Written problem
Retype only what runs from the first line of the listing to the line holding "const aBAlines=[1.3,12.5,-9.8];", both included. Do not retype the pictures.

──────── Provided material ────────

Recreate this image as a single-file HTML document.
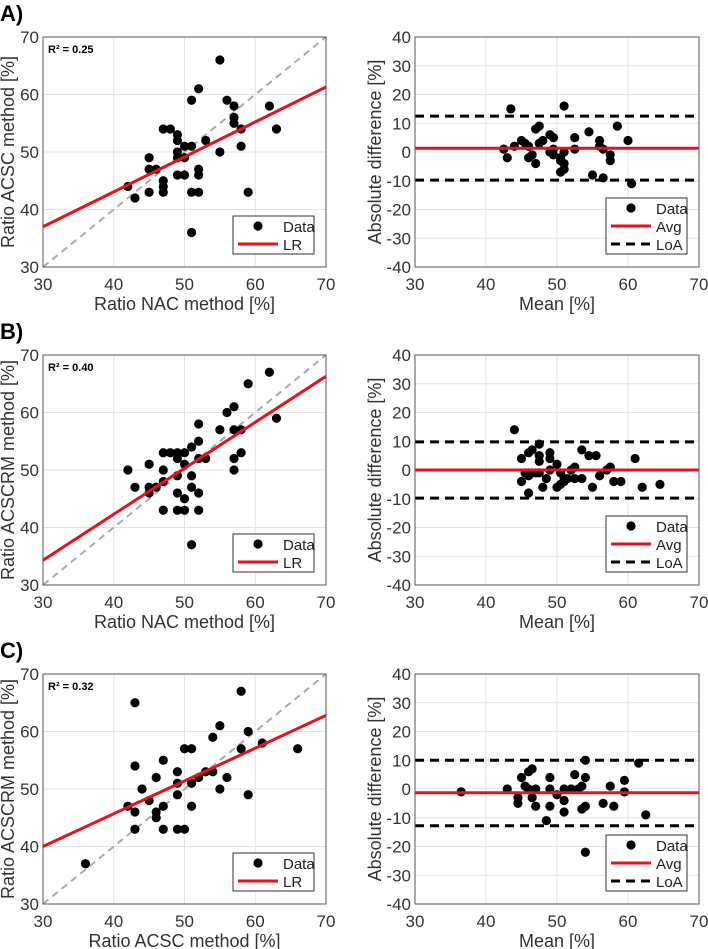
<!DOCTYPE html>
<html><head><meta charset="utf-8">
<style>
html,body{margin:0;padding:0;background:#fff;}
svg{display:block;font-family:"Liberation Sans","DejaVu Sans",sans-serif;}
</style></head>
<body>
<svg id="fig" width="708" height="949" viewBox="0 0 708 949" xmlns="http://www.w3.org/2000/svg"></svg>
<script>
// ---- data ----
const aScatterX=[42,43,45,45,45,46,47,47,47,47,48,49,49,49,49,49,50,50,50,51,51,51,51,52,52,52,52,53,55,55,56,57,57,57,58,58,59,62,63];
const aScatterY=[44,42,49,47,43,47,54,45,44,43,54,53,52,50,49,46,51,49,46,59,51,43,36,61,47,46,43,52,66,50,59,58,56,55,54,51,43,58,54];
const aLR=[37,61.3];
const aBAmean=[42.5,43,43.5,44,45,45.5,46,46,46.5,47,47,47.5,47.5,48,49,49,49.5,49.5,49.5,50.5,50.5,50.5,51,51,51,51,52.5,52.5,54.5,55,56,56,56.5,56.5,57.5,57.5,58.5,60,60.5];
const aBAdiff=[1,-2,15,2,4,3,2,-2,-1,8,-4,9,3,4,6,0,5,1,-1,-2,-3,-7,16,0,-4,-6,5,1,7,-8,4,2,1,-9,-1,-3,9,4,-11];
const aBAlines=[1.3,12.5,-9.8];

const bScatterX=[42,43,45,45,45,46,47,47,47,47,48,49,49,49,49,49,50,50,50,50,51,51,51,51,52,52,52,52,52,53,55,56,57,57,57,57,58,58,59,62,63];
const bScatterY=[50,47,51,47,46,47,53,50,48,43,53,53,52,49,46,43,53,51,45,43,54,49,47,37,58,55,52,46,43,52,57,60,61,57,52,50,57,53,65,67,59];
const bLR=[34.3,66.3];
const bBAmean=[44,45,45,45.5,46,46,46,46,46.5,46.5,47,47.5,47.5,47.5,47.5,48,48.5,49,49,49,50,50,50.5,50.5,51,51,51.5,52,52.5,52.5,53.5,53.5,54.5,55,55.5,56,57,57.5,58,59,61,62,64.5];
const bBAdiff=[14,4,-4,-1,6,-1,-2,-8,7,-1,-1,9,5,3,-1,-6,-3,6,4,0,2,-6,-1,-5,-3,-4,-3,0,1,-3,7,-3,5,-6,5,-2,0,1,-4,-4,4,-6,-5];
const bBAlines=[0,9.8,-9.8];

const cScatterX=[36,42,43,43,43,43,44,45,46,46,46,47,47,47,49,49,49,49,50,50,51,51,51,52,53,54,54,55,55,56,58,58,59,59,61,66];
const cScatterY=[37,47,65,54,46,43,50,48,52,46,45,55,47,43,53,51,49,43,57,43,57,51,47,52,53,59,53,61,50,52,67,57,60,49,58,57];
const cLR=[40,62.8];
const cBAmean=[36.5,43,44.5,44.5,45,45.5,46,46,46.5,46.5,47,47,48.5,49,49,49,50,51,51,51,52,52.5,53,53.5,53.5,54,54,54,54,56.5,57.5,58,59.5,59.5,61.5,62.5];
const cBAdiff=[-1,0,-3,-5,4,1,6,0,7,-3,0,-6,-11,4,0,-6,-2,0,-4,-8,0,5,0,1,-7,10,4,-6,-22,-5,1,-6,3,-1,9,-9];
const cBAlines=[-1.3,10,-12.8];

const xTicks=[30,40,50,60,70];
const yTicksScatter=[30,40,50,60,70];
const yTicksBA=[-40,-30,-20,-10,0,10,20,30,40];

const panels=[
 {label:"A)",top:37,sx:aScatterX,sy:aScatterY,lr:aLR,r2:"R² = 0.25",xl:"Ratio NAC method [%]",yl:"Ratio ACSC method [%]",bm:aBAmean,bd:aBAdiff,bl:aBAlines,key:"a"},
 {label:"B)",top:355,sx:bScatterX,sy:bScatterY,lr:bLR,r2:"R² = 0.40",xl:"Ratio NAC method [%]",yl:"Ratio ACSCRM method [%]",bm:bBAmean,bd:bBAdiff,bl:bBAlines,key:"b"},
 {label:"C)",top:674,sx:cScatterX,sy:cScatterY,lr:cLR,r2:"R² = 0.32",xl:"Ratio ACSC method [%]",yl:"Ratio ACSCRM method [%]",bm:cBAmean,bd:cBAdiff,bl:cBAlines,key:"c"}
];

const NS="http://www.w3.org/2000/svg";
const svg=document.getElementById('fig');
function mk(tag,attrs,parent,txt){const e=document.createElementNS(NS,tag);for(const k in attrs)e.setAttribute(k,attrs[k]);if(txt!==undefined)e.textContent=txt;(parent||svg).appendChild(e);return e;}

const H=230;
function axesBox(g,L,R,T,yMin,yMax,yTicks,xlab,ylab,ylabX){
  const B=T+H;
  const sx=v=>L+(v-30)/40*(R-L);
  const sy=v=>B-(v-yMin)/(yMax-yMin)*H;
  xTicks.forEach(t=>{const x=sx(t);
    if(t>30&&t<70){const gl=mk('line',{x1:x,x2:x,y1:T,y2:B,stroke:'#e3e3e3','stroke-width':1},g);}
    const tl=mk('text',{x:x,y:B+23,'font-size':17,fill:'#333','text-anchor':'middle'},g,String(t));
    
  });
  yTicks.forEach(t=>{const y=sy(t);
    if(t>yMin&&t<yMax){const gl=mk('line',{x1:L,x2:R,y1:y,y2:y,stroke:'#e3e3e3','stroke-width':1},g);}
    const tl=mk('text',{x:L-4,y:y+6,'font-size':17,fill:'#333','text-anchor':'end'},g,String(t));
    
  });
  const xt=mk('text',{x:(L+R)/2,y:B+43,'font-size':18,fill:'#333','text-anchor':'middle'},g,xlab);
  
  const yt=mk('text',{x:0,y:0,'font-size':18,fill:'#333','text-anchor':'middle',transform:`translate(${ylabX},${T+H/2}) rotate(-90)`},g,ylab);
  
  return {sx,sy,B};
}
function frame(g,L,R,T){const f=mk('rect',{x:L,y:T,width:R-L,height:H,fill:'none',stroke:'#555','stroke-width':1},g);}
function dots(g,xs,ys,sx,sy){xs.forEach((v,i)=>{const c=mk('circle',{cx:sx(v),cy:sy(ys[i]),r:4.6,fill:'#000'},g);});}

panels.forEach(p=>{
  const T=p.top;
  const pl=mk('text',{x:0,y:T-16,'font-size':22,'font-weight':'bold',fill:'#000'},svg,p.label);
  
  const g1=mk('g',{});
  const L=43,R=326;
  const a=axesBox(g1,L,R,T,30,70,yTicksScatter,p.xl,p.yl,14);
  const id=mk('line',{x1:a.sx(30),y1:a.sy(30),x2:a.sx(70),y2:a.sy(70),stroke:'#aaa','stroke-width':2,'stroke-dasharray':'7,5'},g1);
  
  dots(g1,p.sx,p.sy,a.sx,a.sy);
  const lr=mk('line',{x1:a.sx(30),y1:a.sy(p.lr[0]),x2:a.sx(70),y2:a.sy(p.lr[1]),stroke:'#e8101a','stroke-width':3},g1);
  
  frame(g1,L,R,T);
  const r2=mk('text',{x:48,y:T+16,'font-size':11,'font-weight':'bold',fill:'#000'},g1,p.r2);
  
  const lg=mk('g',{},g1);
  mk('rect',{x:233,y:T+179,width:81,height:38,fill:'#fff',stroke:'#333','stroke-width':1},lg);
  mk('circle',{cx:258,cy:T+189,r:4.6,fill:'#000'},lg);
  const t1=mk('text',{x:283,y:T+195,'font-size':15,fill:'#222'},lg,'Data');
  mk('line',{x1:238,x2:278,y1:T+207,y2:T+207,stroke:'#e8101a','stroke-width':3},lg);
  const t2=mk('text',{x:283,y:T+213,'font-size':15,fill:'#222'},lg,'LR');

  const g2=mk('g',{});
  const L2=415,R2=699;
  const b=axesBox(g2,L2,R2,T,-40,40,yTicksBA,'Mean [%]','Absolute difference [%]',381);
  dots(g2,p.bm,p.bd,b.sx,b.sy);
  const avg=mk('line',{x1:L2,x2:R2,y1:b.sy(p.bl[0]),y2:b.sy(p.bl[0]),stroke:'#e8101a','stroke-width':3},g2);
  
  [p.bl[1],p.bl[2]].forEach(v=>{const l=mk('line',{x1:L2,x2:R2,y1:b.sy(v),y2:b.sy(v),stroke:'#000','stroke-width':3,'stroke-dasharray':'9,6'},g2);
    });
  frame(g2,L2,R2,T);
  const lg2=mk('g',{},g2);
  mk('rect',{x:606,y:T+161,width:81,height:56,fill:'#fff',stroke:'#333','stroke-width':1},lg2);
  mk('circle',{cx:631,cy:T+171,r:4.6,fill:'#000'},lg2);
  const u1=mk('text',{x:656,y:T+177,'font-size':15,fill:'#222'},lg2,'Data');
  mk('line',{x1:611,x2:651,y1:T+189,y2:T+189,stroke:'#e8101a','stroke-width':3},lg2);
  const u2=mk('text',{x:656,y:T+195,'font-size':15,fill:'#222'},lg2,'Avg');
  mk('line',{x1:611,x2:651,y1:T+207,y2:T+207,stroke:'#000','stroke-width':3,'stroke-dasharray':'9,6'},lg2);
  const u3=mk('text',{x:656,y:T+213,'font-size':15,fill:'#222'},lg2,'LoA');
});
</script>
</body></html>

────────

Exercise response
Recreate this image as a single-file HTML document.
<!DOCTYPE html>
<html><head><meta charset="utf-8">
<style>
html,body{margin:0;padding:0;background:#fff;}
svg{display:block;font-family:"Liberation Sans","DejaVu Sans",sans-serif;}
</style></head>
<body>
<svg id="fig" width="708" height="949" viewBox="0 0 708 949" xmlns="http://www.w3.org/2000/svg"></svg>
<script>
// ---- data ----
const aScatterX=[42,43,45,45,45,46,47,47,47,47,48,49,49,49,49,49,50,50,50,51,51,51,51,52,52,52,52,53,55,55,56,57,57,57,58,58,59,62,63];
const aScatterY=[44,42,49,47,43,47,54,45,44,43,54,53,52,50,49,46,51,49,46,59,51,43,36,61,47,46,43,52,66,50,59,58,56,55,54,51,43,58,54];
const aLR=[37,61.3];
const aBAmean=[42.5,43,43.5,44,45,45.5,46,46,46.5,47,47,47.5,47.5,48,49,49,49.5,49.5,49.5,50.5,50.5,50.5,51,51,51,51,52.5,52.5,54.5,55,56,56,56.5,56.5,57.5,57.5,58.5,60,60.5];
const aBAdiff=[1,-2,15,2,4,3,2,-2,-1,8,-4,9,3,4,6,0,5,1,-1,-2,-3,-7,16,0,-4,-6,5,1,7,-8,4,2,1,-9,-1,-3,9,4,-11];
const aBAlines=[1.3,12.5,-9.8];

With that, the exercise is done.